[Originally published in my 100Stickmen Tech musings notebook. Before it was 100Stickmen Tech.]
The main cause of incomprehensible prose is the difficulty of imagining what it’s like for someone else not to know what you know. – Steven Pinker, The Sense of Style
From The Sense of Style:
The Curse of Knowledge: a difficulty in imagining what it is like for someone else not to know something that you know.

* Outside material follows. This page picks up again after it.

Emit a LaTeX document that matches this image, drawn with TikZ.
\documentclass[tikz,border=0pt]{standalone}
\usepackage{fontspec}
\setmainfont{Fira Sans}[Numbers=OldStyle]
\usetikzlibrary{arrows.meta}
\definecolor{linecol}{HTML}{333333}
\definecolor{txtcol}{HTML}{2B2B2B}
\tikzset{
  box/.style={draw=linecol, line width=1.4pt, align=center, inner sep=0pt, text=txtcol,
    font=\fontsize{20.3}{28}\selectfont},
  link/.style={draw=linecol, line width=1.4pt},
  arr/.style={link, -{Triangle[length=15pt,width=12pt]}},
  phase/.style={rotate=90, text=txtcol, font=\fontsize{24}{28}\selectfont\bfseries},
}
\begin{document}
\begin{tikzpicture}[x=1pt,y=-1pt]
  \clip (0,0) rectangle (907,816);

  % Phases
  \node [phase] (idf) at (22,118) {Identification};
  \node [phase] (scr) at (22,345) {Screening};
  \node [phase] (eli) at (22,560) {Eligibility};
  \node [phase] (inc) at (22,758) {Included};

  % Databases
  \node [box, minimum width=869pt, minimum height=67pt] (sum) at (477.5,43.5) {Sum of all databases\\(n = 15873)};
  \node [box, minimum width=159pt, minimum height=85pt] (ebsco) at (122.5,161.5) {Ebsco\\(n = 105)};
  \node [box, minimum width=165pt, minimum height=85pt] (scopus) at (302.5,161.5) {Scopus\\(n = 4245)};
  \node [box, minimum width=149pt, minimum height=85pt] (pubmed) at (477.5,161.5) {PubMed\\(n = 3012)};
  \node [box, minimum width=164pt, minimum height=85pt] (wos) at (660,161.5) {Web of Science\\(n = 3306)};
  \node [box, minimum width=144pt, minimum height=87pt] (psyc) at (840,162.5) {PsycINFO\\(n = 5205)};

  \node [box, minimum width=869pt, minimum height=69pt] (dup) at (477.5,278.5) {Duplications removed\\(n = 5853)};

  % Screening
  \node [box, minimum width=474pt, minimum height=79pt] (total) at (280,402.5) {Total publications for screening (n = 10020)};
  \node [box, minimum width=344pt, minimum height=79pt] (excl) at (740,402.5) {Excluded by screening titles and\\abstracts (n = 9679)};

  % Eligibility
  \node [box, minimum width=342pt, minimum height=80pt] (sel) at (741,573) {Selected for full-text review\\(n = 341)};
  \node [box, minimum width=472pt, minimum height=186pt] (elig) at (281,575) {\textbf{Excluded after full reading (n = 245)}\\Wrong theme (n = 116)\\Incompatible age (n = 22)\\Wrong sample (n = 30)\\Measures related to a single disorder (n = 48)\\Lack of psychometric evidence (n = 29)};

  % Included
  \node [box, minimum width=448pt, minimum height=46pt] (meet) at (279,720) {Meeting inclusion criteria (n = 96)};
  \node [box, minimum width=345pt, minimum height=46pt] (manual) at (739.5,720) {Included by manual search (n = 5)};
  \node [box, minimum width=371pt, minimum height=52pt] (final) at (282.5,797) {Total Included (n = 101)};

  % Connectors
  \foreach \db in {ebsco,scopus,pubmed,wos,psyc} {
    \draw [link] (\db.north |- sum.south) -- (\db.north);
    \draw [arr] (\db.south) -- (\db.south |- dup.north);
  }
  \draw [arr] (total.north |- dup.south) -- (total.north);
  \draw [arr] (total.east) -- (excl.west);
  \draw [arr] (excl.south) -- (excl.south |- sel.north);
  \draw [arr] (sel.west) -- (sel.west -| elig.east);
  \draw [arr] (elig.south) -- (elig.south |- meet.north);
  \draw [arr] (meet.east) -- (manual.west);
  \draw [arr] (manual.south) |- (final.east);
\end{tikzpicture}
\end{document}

The curse of knowledge is the single best explanation of why good people write bad prose. It simply doesn’t occur to the writer that her readers don’t know what she knows—that they haven’t mastered the argot of her guild, can’t divine the missing steps that seem too obvious to mention, have no way to visualize a scene that to her is as clear as day. And so the writer doesn’t bother to explain the jargon, or spell out the logic, or supply the necessary detail.
Pinker’s Advice for writers and speakers on lifting the curse:
The key is to assume that your readers are as intelligent and sophisticated as you are, but that they happen not to know something you know.

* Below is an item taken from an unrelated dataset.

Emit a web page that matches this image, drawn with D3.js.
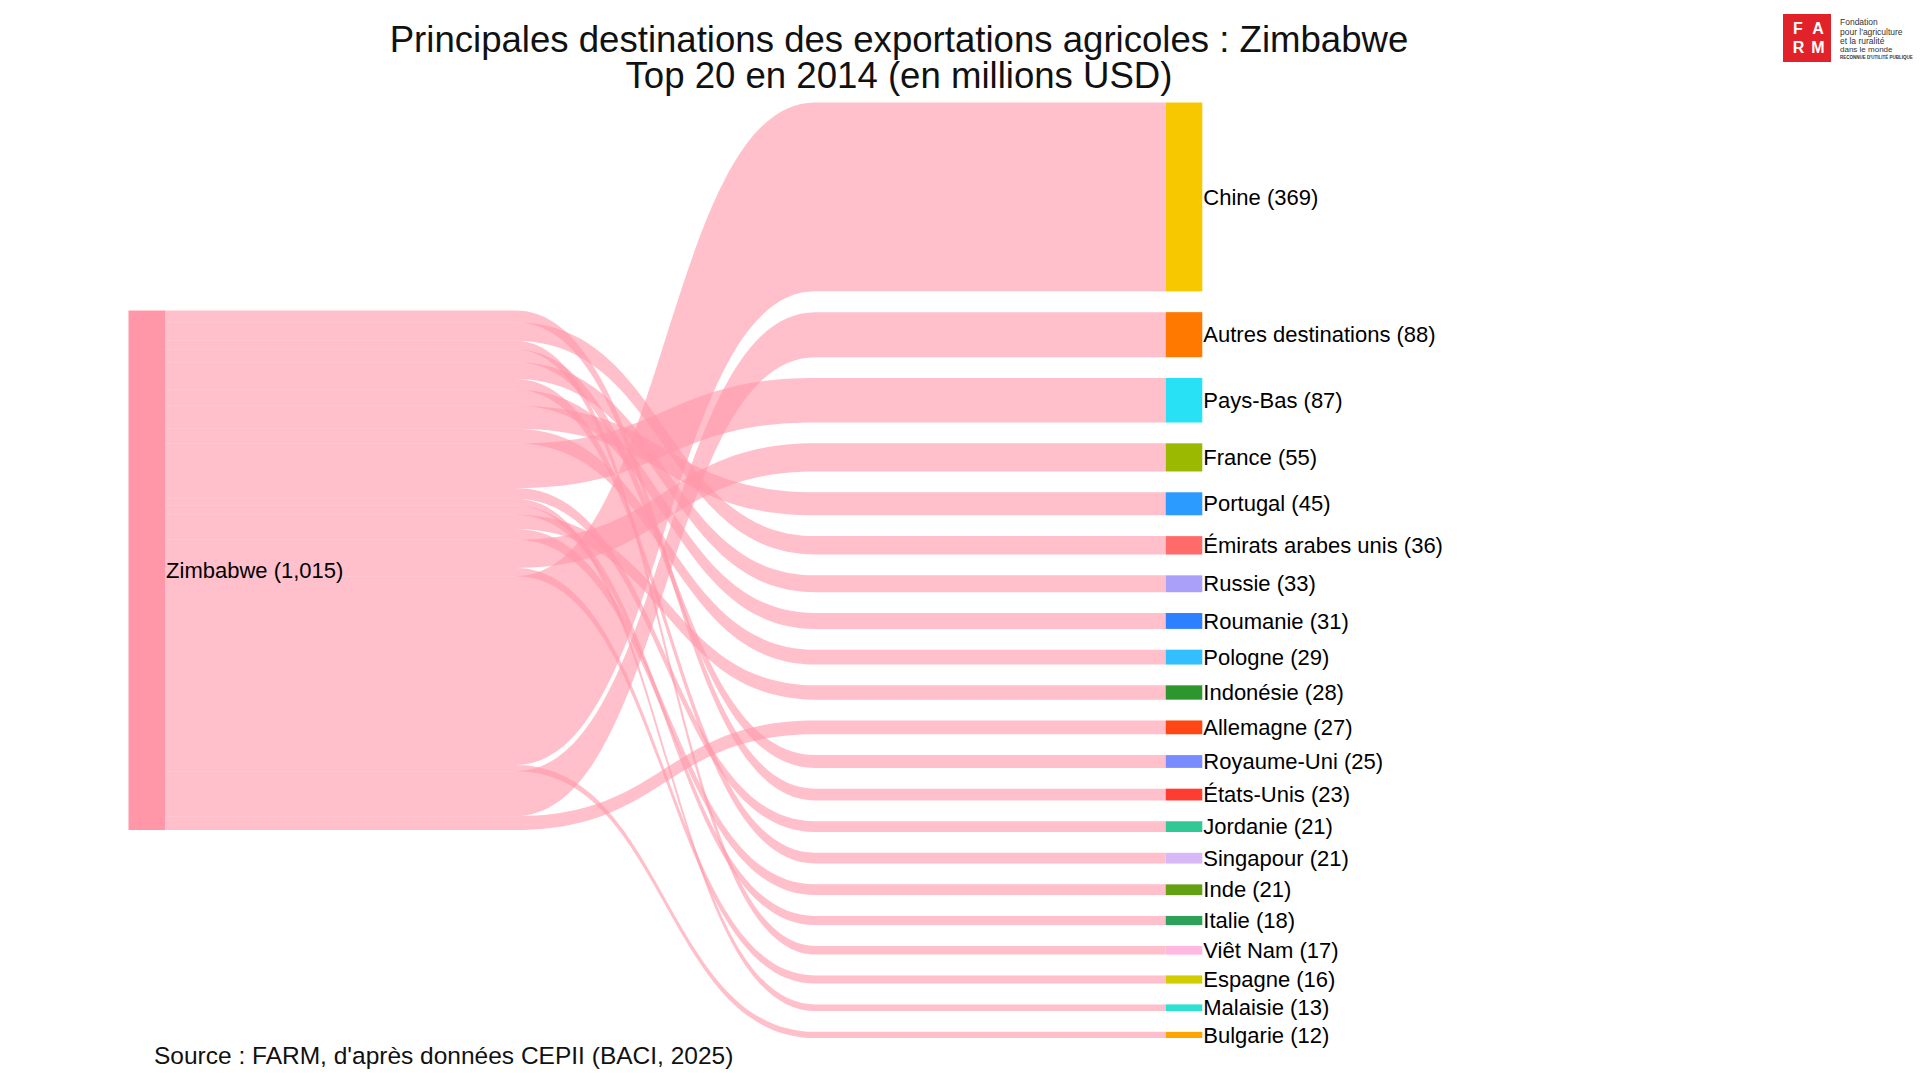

Pinker’s Advice for readers and listeners on falling under the curse:
Richard Feynman once wrote, “If you ever hear yourself saying, ‘I think I understand this,’ that means you don’t.”
Lifting — or even denting — this curse on technology and technologist knowledge is crucial to extending everyone’s digital era acumen, understanding one another, and doing better work.
To borrow from Ladislav Sutnar: the 100 Stickmen [Tech] project aims always to intensify comprehension.